The current MMM documentation and examples don't cover how to model secular (long-term) trends. Production teams frequently need to account for trends like market growth, product lifecycle decline, or gradual shifts that unfold on timescales longer than seasonal cycles. There is no guidance on approaches, trade-offs, or forecasting implications.

Suggested approach

This could be addressed by either a new example notebook or by extending an existing one (e.g., the MMM example) to include a long-term trend in the data simulation step and then demonstrate fitting it. Content should cover:

Approaches to compare

  1. Low-frequency Fourier terms — Same machinery as seasonal Fourier components but with periods >1 year. Easy to implement, familiar to existing users, but can produce unrealistic forecasts (eventual reversal).
  2. Gaussian processes — Using kernels like Matérn that allow mostly smooth variation but can capture sharper transitions. More flexible but higher computational cost.
  3. Parametric functions — Linear, exponential, logistic/sigmoid trends. Most parsimonious and interpretable; good for known dynamics (e.g., entering a new market → sigmoid growth, legacy product → decline). Requires domain knowledge to choose the right form.

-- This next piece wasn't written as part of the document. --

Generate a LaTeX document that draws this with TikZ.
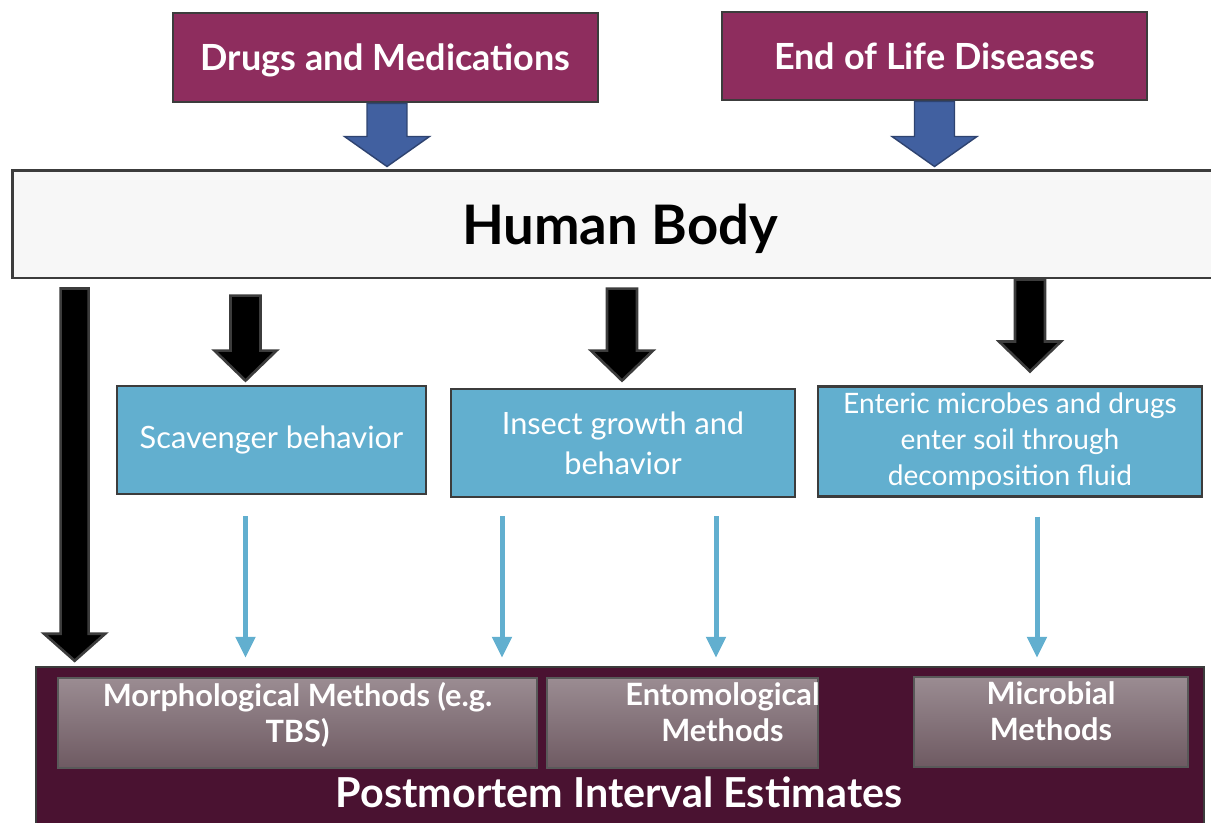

Key trade-offs to document

  • Interpretability: Stakeholders ask "what's driving the trend?" — parametric functions are easiest to explain ("product lifecycle"), Fourier/GP trends are harder to attribute
  • Forecasting behavior: Fourier trends will reverse direction outside training data; polynomial trends can explode; GPs revert to the mean. This is critical for teams generating forward-looking projections
  • Scalability: For teams running many models (multiple geos/KPIs), non-parametric approaches (Fourier, GP) require less manual specification per model
  • Identifiability: Trend and seasonality components must operate on clearly separated timescales to avoid an over-specified model

Practical notes

  • Linear trends are almost always worth including as a baseline regardless of other choices
  • Warn against high-order polynomial trends (forecasting instability)
  • Show how to inspect the fitted trend component in decomposition plots

Context

This came up in discussion with a production team managing MMMs across multiple geographies and KPIs, some in growth markets and others in mature/declining ones. The team was looking for guidance on best practices and was not aware of the Fourier-for-trends approach.